The minimal overhead is probably using perf_event directly or doing it manually by programming and starting the counter (through some interface PCM, perf_event, PAPI or LIKWID) and using the rdpmc instruction (only for core performance monitoring registers) around the variable. The rdpmc instruction should have the least overhead as it doesn't require context switches. But maybe you need some kind of serialization to be sure your register access is not executed before your variable access.
Moreover, your measurements will be always dominated by the register accesses, there is no method that reduces the read times to 10's of cycles. In the kernel and rdpmc are somewhere in the range of 100's of cycles. There are many discussions in this forum about overhead and which method is the fastest.
For your second question: The registers change between architectures but some are general, so it depends on which register you want to use. Core-local register addresses span multiple architectures (maybe with slight changes in the layout) but Uncore stuff doesn't. Uncore units may have more registers, the registers have different addresses and/or different layouts.
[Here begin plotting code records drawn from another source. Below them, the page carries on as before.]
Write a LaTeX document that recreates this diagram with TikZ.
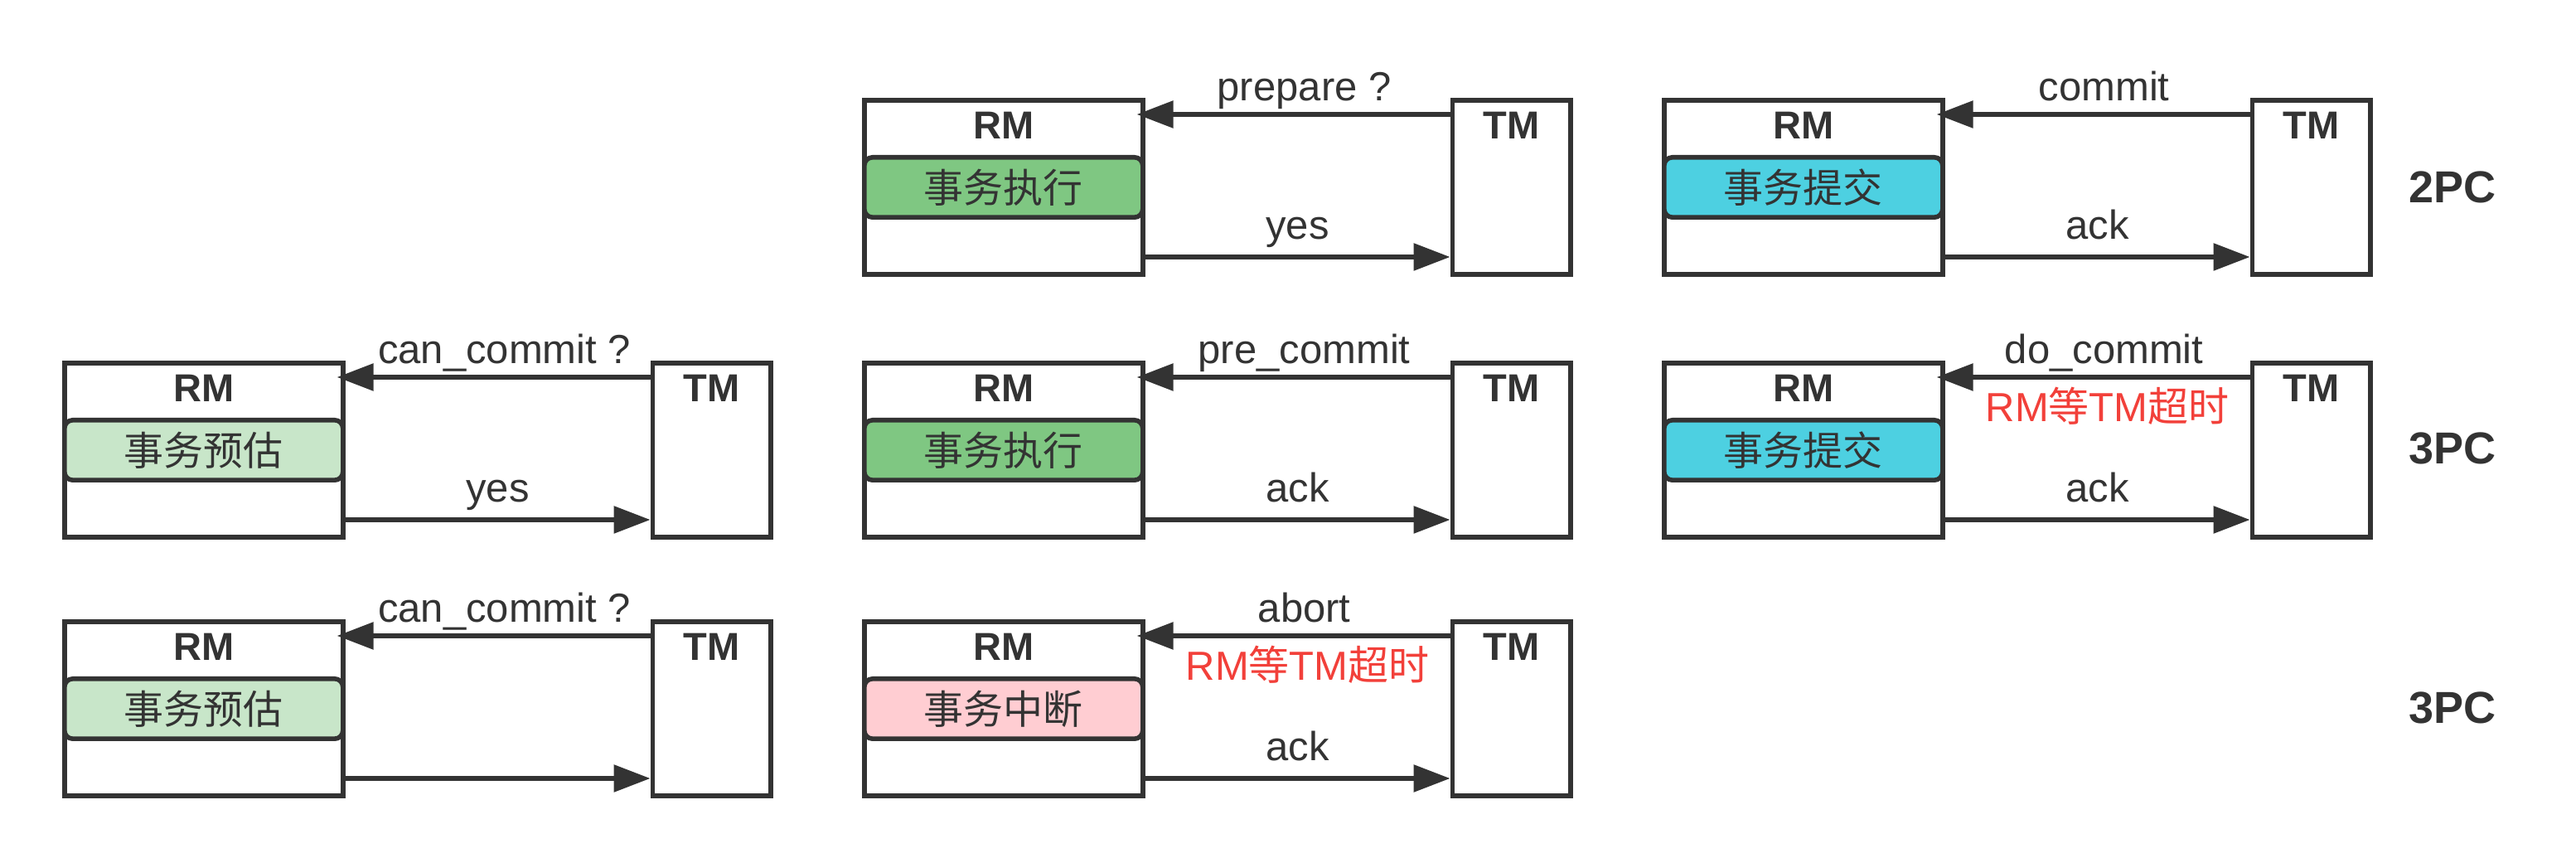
\documentclass[tikz,border=0pt]{standalone}
\usepackage{fontspec}
\setmainfont{Liberation Sans}
\newfontfamily\cjk{Noto Sans CJK SC}
\usetikzlibrary{positioning,arrows.meta}
\definecolor{ink}{HTML}{333333}
\definecolor{runfill}{HTML}{7FC782}
\definecolor{votefill}{HTML}{C8E6C9}
\definecolor{commitfill}{HTML}{4DD0E1}
\definecolor{abortfill}{HTML}{FFCDD2}
\definecolor{warnred}{HTML}{F2403A}
\newcommand{\txt}{\fontsize{12.25}{14}\selectfont}
\tikzset{
  box/.style={draw=ink, line width=1.4pt, fill=white, inner sep=0pt},
  rmbox/.style={box, minimum width=84pt, minimum height=52.5pt},
  tmbox/.style={box, minimum width=35.6pt, minimum height=52.5pt},
  head/.style={text=ink, font=\bfseries\fontsize{11.75}{13}\selectfont},
  state/.style={draw=ink, line width=1.4pt, rounded corners=2.5pt, minimum width=84pt,
    minimum height=18.1pt, inner sep=0pt, text=ink, font=\cjk\fontsize{12}{13}\selectfont},
  msg/.style={draw=ink, line width=1.4pt, -{Triangle[length=11pt,width=8pt]}},
  ask/.style={anchor=base, yshift=4pt, xshift=2pt, text=ink, font=\txt},
  reply/.style={anchor=base, yshift=5.25pt, text=ink, font=\txt},
  warn/.style={anchor=base, yshift=-13.5pt, xshift=3pt, text=warnred, font=\txt},
  phase/.style={text=ink, font=\bfseries\fontsize{13.5}{15}\selectfont}
}
% one RM/TM exchange: name, x, y, state fill, state text
\newcommand{\rmtm}[5]{%
  \node[rmbox, anchor=north west] (#1rm) at (#2,#3) {};
  \node[tmbox, right=92pt of #1rm.north east, anchor=north west] (#1tm) {};
  \node[head] (#1rmname) at ([yshift=-8.25pt]#1rm.north) {RM};
  \node[head] (#1tmname) at ([yshift=-8.25pt]#1tm.north) {TM};
  \node[state, fill=#4] (#1state) at ([yshift=-27pt]#1rm.north) {#5};
  \draw[msg, shorten >=-2.5pt] ([yshift=-5pt]#1tm.north west) -- coordinate[midway] (#1ask) ([yshift=-5pt]#1rm.north east);
  \draw[msg] ([yshift=-48pt]#1rm.north east) -- coordinate[midway] (#1reply) ([yshift=-48pt]#1tm.north west);
}
\begin{document}
\begin{tikzpicture}[x=0.25pt, y=-0.25pt]
\useasboundingbox (0,0) rectangle (3108,1035);
% 2PC
\rmtm{ra}{1040}{118}{runfill}{事务执行}
\rmtm{rb}{2005}{118}{commitfill}{事务提交}
\node[ask] at (raask) {prepare ?};
\node[reply] at (rareply) {yes};
\node[ask] at (rbask) {commit};
\node[reply] at (rbreply) {ack};
\node[phase] (twopc) at (2959,226) {2PC};
% 3PC
\rmtm{sa}{75}{435}{votefill}{事务预估}
\rmtm{sb}{1040}{435}{runfill}{事务执行}
\rmtm{sc}{2005}{435}{commitfill}{事务提交}
\node[ask] at (saask) {can\_commit ?};
\node[reply] at (sareply) {yes};
\node[ask] at (sbask) {pre\_commit};
\node[reply] at (sbreply) {ack};
\node[ask] at (scask) {do\_commit};
\node[warn] at (scask) {RM{\cjk 等}TM{\cjk 超时}};
\node[reply] at (screply) {ack};
\node[phase] (threepc) at (2959,541) {3PC};
% 3PC, abort
\rmtm{ta}{75}{747}{votefill}{事务预估}
\rmtm{tb}{1040}{747}{abortfill}{事务中断}
\node[ask] at (taask) {can\_commit ?};
\node[ask] at (tbask) {abort};
\node[warn] at (tbask) {RM{\cjk 等}TM{\cjk 超时}};
\node[reply] at (tbreply) {ack};
\node[phase] (threepcabort) at (2959,854) {3PC};
\end{tikzpicture}
\end{document}
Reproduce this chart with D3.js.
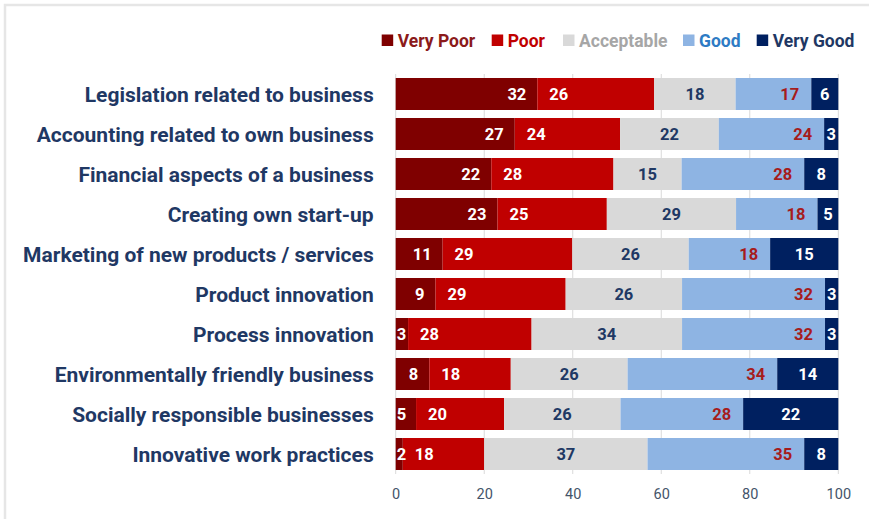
<!DOCTYPE html>
<html>
<head>
<meta charset="utf-8">
<script src="https://cdn.jsdelivr.net/npm/d3@7"></script>
<style>
  html, body { margin: 0; padding: 0; background: #fff; }
  svg { display: block; }
</style>
</head>
<body>
<svg id="chart" width="869" height="519"></svg>
<script>
// Skill areas, top to bottom
const categories = [
  "Legislation related to business",
  "Accounting related to own business",
  "Financial aspects of a business",
  "Creating own start-up",
  "Marketing of new products / services",
  "Product innovation",
  "Process innovation",
  "Environmentally friendly business",
  "Socially responsible businesses",
  "Innovative work practices"
];

// Share of respondents (%) per rating, one array per rating
const veryPoor   = [32.0, 26.9, 21.6, 23.0, 10.6,  9.0,  2.8,  7.6,  4.6,  1.6];
const poor       = [26.4, 23.8, 27.6, 24.7, 29.3, 29.4, 27.9, 18.4, 19.9, 18.4];
const acceptable = [18.4, 22.3, 15.4, 29.2, 26.3, 26.3, 34.0, 26.4, 26.3, 36.9];
const good       = [17.1, 23.8, 27.7, 18.4, 18.4, 32.3, 32.3, 33.8, 27.7, 35.4];
const veryGood   = [ 6.1,  3.2,  7.7,  4.7, 15.4,  3.0,  3.0, 13.8, 21.5,  7.7];

const seriesNames = ["Very Poor", "Poor", "Acceptable", "Good", "Very Good"];
const xTicks = [0, 20, 40, 60, 80, 100];

const seriesValues = [veryPoor, poor, acceptable, good, veryGood];
const fills      = ["#7F0000", "#C00000", "#D9D9D9", "#8EB4E3", "#002060"];
const legendText = ["#8B1A1A", "#C00000", "#A6A6A6", "#2E7BC4", "#1F3864"];
const labelFill  = ["#FFFFFF", "#FFFFFF", "#203864", "#A61C1C", "#FFFFFF"];
// where each series puts its value label inside the segment
const labelPos   = ["end", "base", "center", "end", "center"];

const rows = categories.map((c, i) => {
  const r = { category: c };
  seriesNames.forEach((s, j) => { r[s] = seriesValues[j][i]; });
  return r;
});
const stacked = d3.stack().keys(seriesNames)(rows);

const svg = d3.select("#chart");
const margin = { left: 395.7, right: 30.7, top: 74, bottom: 59 };
const W = 869, H = 519;

// light frame around the chart area
svg.append("path")
  .attr("d", `M5,${H + 2} V5 H${W + 2}`)
  .attr("fill", "none")
  .attr("stroke", "#E6E6E6")
  .attr("stroke-width", 2.5);

const x = d3.scaleLinear().domain([0, 100]).range([margin.left, W - margin.right]);
const y = d3.scaleBand().domain(categories)
  .range([margin.top, margin.top + 400])
  .paddingInner(0.2).paddingOuter(0.1);

// vertical gridlines
svg.append("g")
  .selectAll("line")
  .data(xTicks)
  .join("line")
  .attr("x1", d => x(d)).attr("x2", d => x(d))
  .attr("y1", margin.top).attr("y2", margin.top + 400)
  .attr("stroke", "#D9D9D9")
  .attr("stroke-width", 1);

// stacked bars
const layers = svg.append("g")
  .selectAll("g")
  .data(stacked)
  .join("g")
  .attr("fill", (d, i) => fills[i]);

layers.selectAll("rect")
  .data(d => d)
  .join("rect")
  .attr("x", d => x(d[0]))
  .attr("y", d => y(d.data.category))
  .attr("width", d => x(d[1]) - x(d[0]))
  .attr("height", y.bandwidth());

// value labels
const fmt = d3.format(".0f");
const labelFont = "Roboto, 'DejaVu Sans', sans-serif";
stacked.forEach((layer, si) => {
  const g = svg.append("g");
  layer.forEach(d => {
    const x0 = x(d[0]), x1 = x(d[1]);
    const txt = fmt(d[1] - d[0]);
    const t = g.append("text")
      .attr("y", y(d.data.category) + y.bandwidth() / 2)
      .attr("dy", "0.36em")
      .attr("fill", labelFill[si])
      .attr("font-family", labelFont)
      .attr("font-weight", 700)
      .attr("font-size", 16.5)
      .text(txt);
    const w = t.node().getComputedTextLength();
    const mode = labelPos[si];
    if (mode === "center") {
      t.attr("x", (x0 + x1) / 2).attr("text-anchor", "middle");
    } else if (mode === "base") {
      t.attr("x", x0 + 12).attr("text-anchor", "start");
    } else {
      const pad = si === 0 ? 11 : 12;
      if (x1 - x0 < w + pad + 2) {
        t.attr("x", x0 + 1).attr("text-anchor", "start");
      } else {
        t.attr("x", x1 - pad).attr("text-anchor", "end");
      }
    }
  });
});

// category labels
const catG = svg.append("g");
categories.forEach(c => {
  catG.append("text")
    .attr("x", x(0) - 22)
    .attr("y", y(c) + y.bandwidth() / 2)
    .attr("dy", "0.36em")
    .attr("text-anchor", "end")
    .attr("fill", "#1F3864")
    .attr("font-family", labelFont)
    .attr("font-weight", 700)
    .attr("font-size", 21)
    .text(c);
});

// x axis tick labels
const axis = d3.axisBottom(x).tickValues(xTicks).tickSize(0).tickPadding(0);
const axG = svg.append("g")
  .attr("transform", `translate(0,${margin.top + 400})`)
  .call(axis);
axG.select(".domain").remove();
axG.selectAll("text")
  .attr("y", 20)
  .attr("dy", "0.36em")
  .attr("fill", "#44546A")
  .attr("font-family", labelFont)
  .attr("font-size", 14.5);

// legend
const legendX = [381.7, 491.7, 563, 683, 756.7];
const leg = svg.append("g");
seriesNames.forEach((s, i) => {
  leg.append("rect")
    .attr("x", legendX[i]).attr("y", 34.5)
    .attr("width", 11.5).attr("height", 11.5)
    .attr("fill", fills[i]);
  leg.append("text")
    .attr("x", legendX[i] + 16)
    .attr("y", 40.5)
    .attr("dy", "0.36em")
    .attr("fill", legendText[i])
    .attr("font-family", labelFont)
    .attr("font-weight", 700)
    .attr("font-size", 17.5)
    .text(s);
});
</script>
</body>
</html>
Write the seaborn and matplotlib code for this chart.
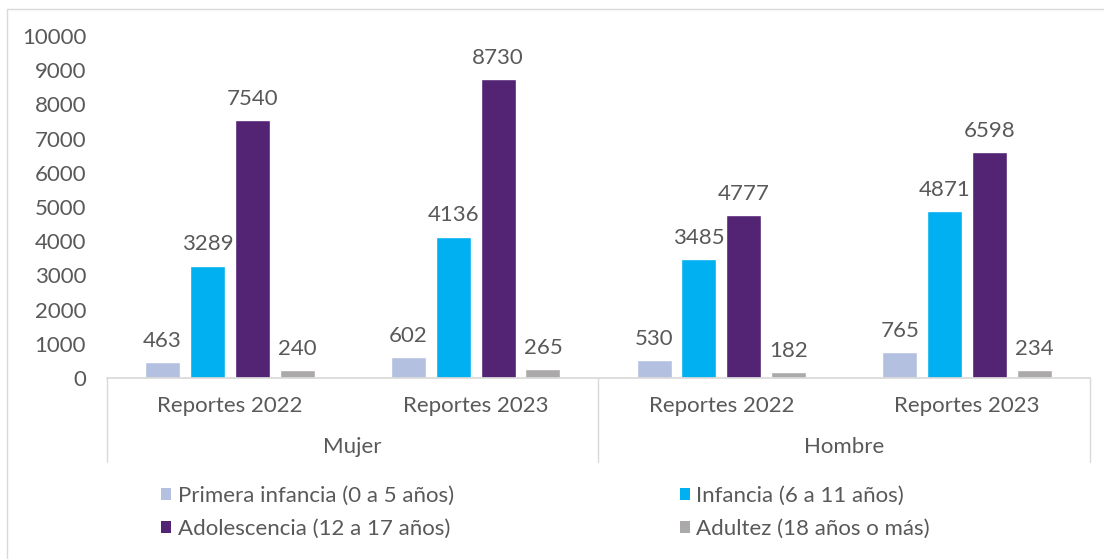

The only way to get performance counters that could even be remotely considered "low overhead" are user-mode RDPMC instructions. This only works for the core performance counters on the core that you are currently running on. RDPMC is a single instruction, but it is microcoded, so it is not instantaneous. I typically see intervals of ~24-36 cycles between consecutive counter reads, depending on the processor model. It is entirely possible that the overhead is dependent on what event(s) are being counted as well, but I have not looked for evidence of such variation.
If you look for "mccalpin" and "rdpmc" in these forums you will probably find lots of relevant posts....
You might want to consider libpfc which is a lightweight library pretty much just offering user-mode programming and access to the counters.
The author reports 240 cycles for one pmc read, which is much higher than the 24-36 that John mentions above, but I think that's for reading all 8 counters, so you can presumably just read 1 if you care about cache misses.
A lot of work has been done to make the reading fairly deterministic and "exact" results are apparently possible for many counter types.